In 1985, they reformed for one live show featuring Warren Lamond on vocals, Ed Wreckage on guitar, Michael Hiron on bass and David Donald on drums.
In 2012, the band reformed for a show called "Return to White Chairs", which featured various other local bands from the late 1970s to early 1980s. The Leftovers' line-up for this show was Ed Wreckage on guitar, Graeme Hutchinson on percussion, Michael Gilmore on vocals and Ché Wreckage on bass. The current line-up have continued playing live shows in Brisbane.

==Legacy==
In 2003 a retrospective CD of Leftovers was released called The Fucken Leftovers Hate You was released by Dropkick Records as well as a re-issue of their 1979 vinyl record. The material on the CD included recorded songs including Patti Smith's Hermine and a collection of live recordings.
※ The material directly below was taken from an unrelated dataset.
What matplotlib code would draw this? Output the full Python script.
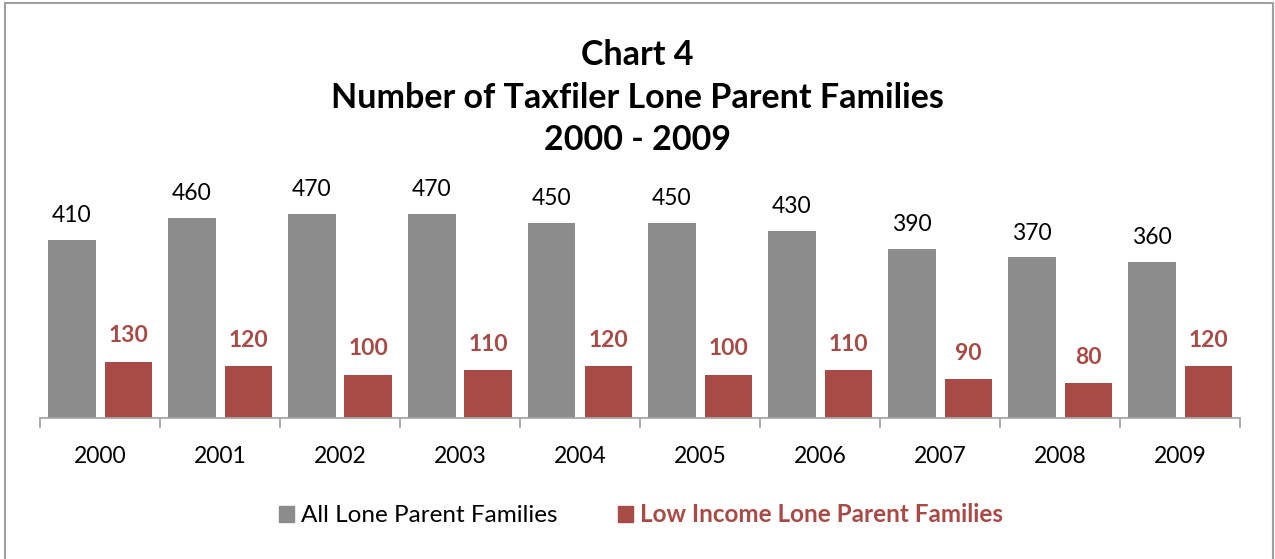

Songs from the original E.P., Cigarettes And Alcohol and I Only Panic When There Is Nothing To Do were included on several Australian CD compilations during the 2000s.

== Personnel ==
- Warren Lamond – vocals (1976–1979, 1985)
- Jim Shoebridge – guitar (1976–1978)
- Peter Cornilsen – bass (1976)
- Glenn Smith – bass (1976–1979)
- Graeme'Hutch' Hutchinson – drums (1976,1978,2012–present)
- Ed Wreckage – drums, guitar (1977–1979, 1985, 2012–2021)
- Michael Hiron – drums, bass (1976–77, 1978, 1985)
- Greg Wackley – drums (1978–1979)
- Johnny 'Burnaway' Gorman – guitar (1976–1977)
- Mal 'Malcontent' Skewis – bass (1979)
- David 'Dodo' Donald – drums (1979,1985)
- Michael Gilmore – vocals (2012–14)
- Ché Wreckage – bass (2012–13)
- Reforming appropriately, for Guy Fawkes celebrations in 2015, the current line up consists of:
- Ed Wreckage – Lead Guitar
- Ché Wreckage – Vocals & Rhythm Guitar
- Graeme 'Hutch' Hutchinson – Drums
- John Downey – Bass

== Discography ==
===Albums===
- The Fucken Leftovers Hate You – CD, 2003, Dropkick Records.

===Extended plays===
- Cigarettes and Alcohol / I Only Panic When There's Nothing To Do /No Complaints – 7 inch 1979
Punji Stick PRS-26248

- Cigarettes and Alcohol / I Only Panic When There's Nothing To Do /No Complaints – 7 inch 2003, Dropkick Records.